Everything Put Together Falls Apart
Updated 2002-11-26 16:00:00
Previously, on Dawson's Creek: I don't know. Some boring, pointless ***** that no one watching this show really cares about. I mean, come on. Why are you still watching? I bet you five hundred dollars that it's one of a very few reasons: you're still hoping for a Joey/Pacey reunion; you've got the hots for someone on the show; or you've come this far, there's nothing else on Wednesdays at eight, and you just have to see the goddamn thing through to the end. All valid reasons. On the other hand, if you think you can extricate yourself, if there's any way that you can manage to pull yourself away from this show at all, for the love of God, get out now. Get out and never look back. Go! Go! Save yourself! Leave me! Run! Ruuuuuuuuuuuuuuuuun!
We open on the set of What If We Threw A Subplot And Nobody Came?, where a bunch of polyester-clad extras are jiving to "We Are Family," which is like my least favorite disco song ever. And I like disco. But "We Are Family" is, in my opinion, weak sauce. What about some ABBA, people? Todd calls, "cut," and the music stops. Forever! Okay, not forever. But a girl can dream. Dawson brings Todd a cheese danish, which he promptly shoves in his mouth. Dawson comments mildly that this is Todd's fourth danish of the day and he might have to "stage an intervention." Dude, if loving cheese danish is wrong, I don't want to be right.

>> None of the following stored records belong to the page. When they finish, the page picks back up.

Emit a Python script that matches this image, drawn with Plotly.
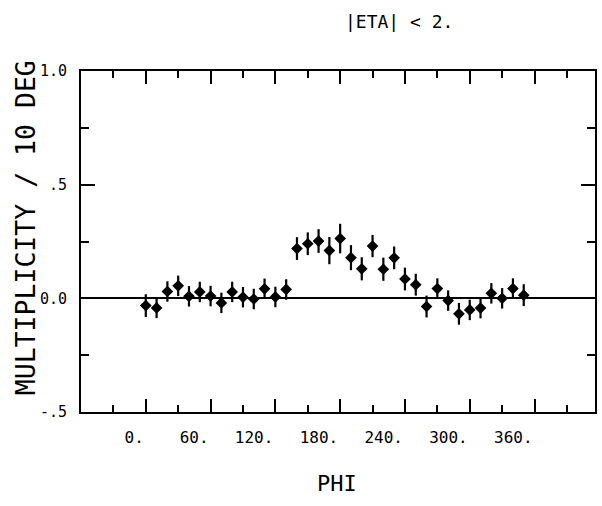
import plotly.graph_objects as go

# ---- data ----
phi = [0, 10, 20, 30, 40, 50, 60, 70, 80, 90, 100, 110, 120, 130, 140, 150, 160, 170,
       180, 190, 200, 210, 220, 230, 240, 250, 260, 270, 280, 290, 300, 310, 320, 330, 340, 350]
multiplicity = [-0.032, -0.042, 0.030, 0.055, 0.009, 0.028, 0.010, -0.020, 0.028, 0.005,
                -0.003, 0.042, 0.006, 0.039, 0.219, 0.240, 0.252, 0.210, 0.263, 0.179,
                0.130, 0.230, 0.128, 0.178, 0.085, 0.060, -0.036, 0.043, -0.010, -0.068,
                -0.051, -0.043, 0.022, 0.000, 0.043, 0.014]
errors = [0.050, 0.045, 0.045, 0.045, 0.045, 0.045, 0.045, 0.045, 0.045, 0.045,
          0.045, 0.045, 0.045, 0.045, 0.050, 0.050, 0.052, 0.060, 0.065, 0.055,
          0.051, 0.049, 0.051, 0.050, 0.050, 0.048, 0.048, 0.045, 0.045, 0.048,
          0.045, 0.045, 0.045, 0.045, 0.045, 0.048]

x_tick_vals = [0, 60, 120, 180, 240, 300, 360]
x_tick_text = ["0.", "60.", "120.", "180.", "240.", "300.", "360."]
x_minor_vals = [-30, 30, 90, 150, 210, 270, 330, 390]
y_tick_vals = [-0.5, 0.0, 0.5, 1.0]
y_tick_text = ["-.5", "0.0", ".5", "1.0"]
y_minor_vals = [-0.25, 0.25, 0.75]

FONT = "DejaVu Sans Mono"

fig = go.Figure()
fig.add_trace(go.Scatter(
    x=phi, y=multiplicity, mode="markers",
    marker=dict(symbol="diamond", size=9, color="black"),
    error_y=dict(type="data", array=errors, visible=True, color="black",
                 thickness=2.2, width=0),
    showlegend=False,
))

fig.update_layout(
    width=602, height=506, autosize=False,
    margin=dict(l=81, r=5, t=71, b=94),
    paper_bgcolor="white", plot_bgcolor="white",
    font=dict(family=FONT, color="black"),
    xaxis=dict(
        range=[-60, 416], showgrid=False, zeroline=False,
        showline=True, linecolor="black", linewidth=2, mirror="ticks",
        tickmode="array", tickvals=x_tick_vals, ticktext=x_tick_text,
        ticks="inside", ticklen=13, tickwidth=2, tickcolor="black",
        ticklabelposition="outside left", ticklabelstandoff=10,
        tickfont=dict(family=FONT, size=16, color="black"),
        minor=dict(tickmode="array", tickvals=x_minor_vals, ticks="inside",
                   ticklen=7, tickwidth=2, tickcolor="black", showgrid=False),
    ),
    yaxis=dict(
        range=[-0.5, 1.0], showgrid=False,
        zeroline=True, zerolinecolor="black", zerolinewidth=2,
        showline=True, linecolor="black", linewidth=2, mirror="ticks",
        tickmode="array", tickvals=y_tick_vals, ticktext=y_tick_text,
        ticks="inside", ticklen=14, tickwidth=2, tickcolor="black",
        ticklabelstandoff=9,
        tickfont=dict(family=FONT, size=15, color="black"),
        minor=dict(tickmode="array", tickvals=y_minor_vals, ticks="inside",
                   ticklen=8, tickwidth=2, tickcolor="black", showgrid=False),
    ),
    annotations=[
        dict(text="|ETA| < 2.", xref="paper", yref="paper",
             x=(400 - 81) / 516, y=(412 - 22) / 341, xanchor="center", yanchor="middle",
             showarrow=False, font=dict(family=FONT, size=18, color="black")),
        dict(text="PHI", xref="paper", yref="paper",
             x=(338 - 81) / 516, y=(412 - 483) / 341, xanchor="center", yanchor="middle",
             showarrow=False, font=dict(family=FONT, size=22, color="black")),
        dict(text="MULTIPLICITY / 10 DEG", xref="paper", yref="paper",
             x=(25 - 81) / 516, y=(412 - 228) / 341, xanchor="center", yanchor="middle",
             textangle=-90, showarrow=False,
             font=dict(family=FONT, size=26.5, color="black")),
    ],
)

fig.write_html("out.html", config={"displayModeBar": False},
               post_script="document.body.style.margin='0';")
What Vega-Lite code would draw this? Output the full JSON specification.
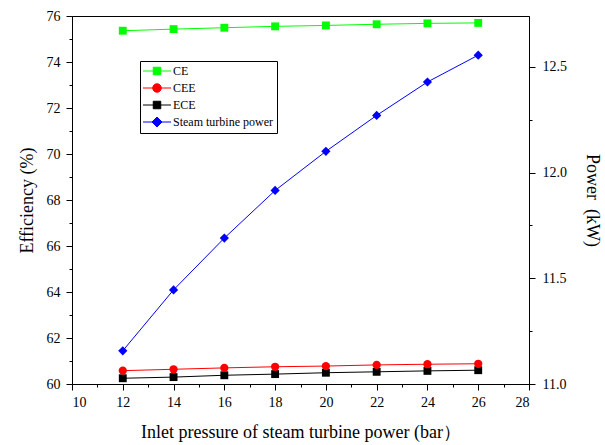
{
  "$schema": "https://vega.github.io/schema/vega-lite/v6.json",
  "width": 457,
  "height": 368,
  "autosize": "none",
  "padding": {"left": 72, "top": 16, "right": 76, "bottom": 61},
  "background": "white",
  "config": {
    "view": {"stroke": "black", "strokeWidth": 1},
    "font": "Times New Roman, Liberation Serif, DejaVu Serif, serif",
    "axis": {
      "grid": false,
      "domainColor": "black",
      "tickColor": "black",
      "labelColor": "black",
      "titleColor": "black",
      "labelFont": "Times New Roman, Liberation Serif, DejaVu Serif, serif",
      "titleFont": "Times New Roman, Liberation Serif, DejaVu Serif, serif",
      "labelFontSize": 14,
      "titleFontSize": 18,
      "titleFontWeight": "normal",
      "labelPadding": 4
    }
  },
  "data": {
    "values": [
      {"p": 12, "series": "CE", "v": 75.36},
      {"p": 14, "series": "CE", "v": 75.43},
      {"p": 16, "series": "CE", "v": 75.49},
      {"p": 18, "series": "CE", "v": 75.55},
      {"p": 20, "series": "CE", "v": 75.59},
      {"p": 22, "series": "CE", "v": 75.64},
      {"p": 24, "series": "CE", "v": 75.68},
      {"p": 26, "series": "CE", "v": 75.70},
      {"p": 12, "series": "CEE", "v": 60.58},
      {"p": 14, "series": "CEE", "v": 60.64},
      {"p": 16, "series": "CEE", "v": 60.70},
      {"p": 18, "series": "CEE", "v": 60.75},
      {"p": 20, "series": "CEE", "v": 60.78},
      {"p": 22, "series": "CEE", "v": 60.83},
      {"p": 24, "series": "CEE", "v": 60.86},
      {"p": 26, "series": "CEE", "v": 60.88},
      {"p": 12, "series": "ECE", "v": 60.25},
      {"p": 14, "series": "ECE", "v": 60.30},
      {"p": 16, "series": "ECE", "v": 60.38},
      {"p": 18, "series": "ECE", "v": 60.43},
      {"p": 20, "series": "ECE", "v": 60.49},
      {"p": 22, "series": "ECE", "v": 60.53},
      {"p": 24, "series": "ECE", "v": 60.57},
      {"p": 26, "series": "ECE", "v": 60.60},
      {"p": 12, "series": "Steam turbine power", "v": 11.157},
      {"p": 14, "series": "Steam turbine power", "v": 11.445},
      {"p": 16, "series": "Steam turbine power", "v": 11.69},
      {"p": 18, "series": "Steam turbine power", "v": 11.915},
      {"p": 20, "series": "Steam turbine power", "v": 12.10},
      {"p": 22, "series": "Steam turbine power", "v": 12.27},
      {"p": 24, "series": "Steam turbine power", "v": 12.428},
      {"p": 26, "series": "Steam turbine power", "v": 12.555}
    ]
  },
  "encoding": {
    "x": {
      "field": "p",
      "type": "quantitative",
      "scale": {"domain": [10, 28], "nice": false, "zero": false},
      "axis": {
        "title": "Inlet pressure of steam turbine power (bar）",
        "values": [10, 11, 12, 13, 14, 15, 16, 17, 18, 19, 20, 21, 22, 23, 24, 25, 26, 27, 28],
        "labelExpr": "datum.value % 2 === 0 ? datum.label : ''",
        "tickSize": {"condition": {"test": "datum.value % 2 === 0", "value": 6}, "value": 3},
        "labelPadding": 5,
        "titlePadding": 14
      }
    },
    "color": {
      "field": "series",
      "type": "nominal",
      "scale": {
        "domain": ["CE", "CEE", "ECE", "Steam turbine power"],
        "range": ["#00ff00", "#ff0000", "#000000", "#0000ff"]
      },
      "legend": {
        "title": null,
        "orient": "none",
        "legendX": 68,
        "legendY": 45,
        "strokeColor": "black",
        "fillColor": "white",
        "padding": 4,
        "labelFont": "Times New Roman, Liberation Serif, DejaVu Serif, serif",
        "labelFontSize": 12,
        "labelColor": "black",
        "symbolSize": 100,
        "symbolOffset": 7,
        "labelOffset": 10,
        "rowPadding": 4,
        "encode": {
          "symbols": {
            "update": {
              "shape": {"signal": "datum.value === 'CEE' ? 'M-2.8,0H2.8M0.85,0A0.85,0.85,0,1,1,-0.85,0A0.85,0.85,0,1,1,0.85,0Z' : datum.value === 'Steam turbine power' ? 'M-2.8,0H2.8M0,-1L1,0L0,1L-1,0Z' : 'M-2.8,0H2.8M-0.75,-0.75H0.75V0.75H-0.75Z'"},
              "fill": {"signal": "scale('color', datum.value)"},
              "stroke": {"signal": "scale('color', datum.value)"},
              "strokeWidth": {"value": 1},
              "opacity": {"value": 1},
              "fillOpacity": {"value": 1}
            }
          }
        }
      }
    }
  },
  "layer": [
    {
      "transform": [{"filter": "datum.series !== 'Steam turbine power'"}],
      "encoding": {
        "y": {
          "field": "v",
          "type": "quantitative",
          "scale": {"domain": [60, 76], "nice": false, "zero": false},
          "axis": {
            "title": "Efficiency (%)",
            "orient": "left",
            "values": [60, 61, 62, 63, 64, 65, 66, 67, 68, 69, 70, 71, 72, 73, 74, 75, 76],
            "labelExpr": "datum.value % 2 === 0 ? datum.label : ''",
            "tickSize": {"condition": {"test": "datum.value % 2 === 0", "value": 6}, "value": 3},
            "labelPadding": 6,
            "titlePadding": 10
          }
        }
      },
      "layer": [
        {"mark": {"type": "line", "strokeWidth": 1}, "encoding": {"detail": {"field": "series"}}},
        {"transform": [{"filter": "datum.series !== 'CEE'"}], "mark": {"type": "point", "shape": "square", "filled": true, "size": 62, "opacity": 1}},
        {"transform": [{"filter": "datum.series === 'CEE'"}], "mark": {"type": "point", "shape": "circle", "filled": true, "size": 68, "opacity": 1}}
      ]
    },
    {
      "transform": [{"filter": "datum.series === 'Steam turbine power'"}],
      "encoding": {
        "y": {
          "field": "v",
          "type": "quantitative",
          "scale": {"domain": [11, 12.74], "nice": false, "zero": false},
          "axis": {
            "title": "Power\u00a0\u00a0(kW)",
            "orient": "right",
            "values": [11, 11.25, 11.5, 11.75, 12, 12.25, 12.5],
            "labelExpr": "abs(datum.value * 2 - round(datum.value * 2)) < 0.000001 ? format(datum.value, '.1f') : ''",
            "tickSize": {"condition": {"test": "abs(datum.value * 2 - round(datum.value * 2)) < 0.000001", "value": 6}, "value": 3},
            "labelPadding": 7,
            "titlePadding": 16
          }
        }
      },
      "layer": [
        {"mark": {"type": "line", "strokeWidth": 1}},
        {"mark": {"type": "point", "shape": "diamond", "filled": true, "size": 85, "opacity": 1}}
      ]
    }
  ],
  "resolve": {"scale": {"y": "independent"}}
}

In fact, I might need to run out to Costco and buy a platter of danishes to get me through the rest of this episode, especially considering that we're only two minutes in and I'm already wondering whether I ought to start drinking or just go straight to the hard drugs. Todd mumbles through a mouthful of pastry that ever since Dawson made him quit smoking, he's become "some kind of cyborg-like eating machine." Dawson dismisses this -- why? I don't know. Becoming a cyborg-like eating machine makes plenty of sense to me. But then, I used to recap The X-Files -- and says that Todd's eating because he's nervous. He's being Nervous Todd. "Nervous Todd?" Todd asks. Dawson calls Nervous Todd "one of the many faces of Todd," which apparently include "Drunk and Belligerent Todd," "Sober and Belligerent Todd," "Creepy, Corny Todd" and "Sweet Todd, who is usually accompanied by Hidden Agenda Todd." This whole subplot makes me Bitter, Unhappy Recapper Jessica, who is usually accompanied by Wants To Kill Herself Jessica. And, apparently, today we're being introduced to Wearing A Brand New Wiglet Dawson, because those bangs aren't anywhere near being real. It turns out that they're waiting for some guy who's this big fancy actor, and Todd is nervous because this big fancy actor is going to do for Todd's movie "what Janet Leigh did for Psycho, what Drew Barrymore did for Scream." Because, you know, Scream and Psycho are roughly equivalent. Note to TPTB: Kevin Williamson isn't the executive producer anymore. You can stop kissing his ass. Although I did like Scream, I have to admit. Pass me a danish.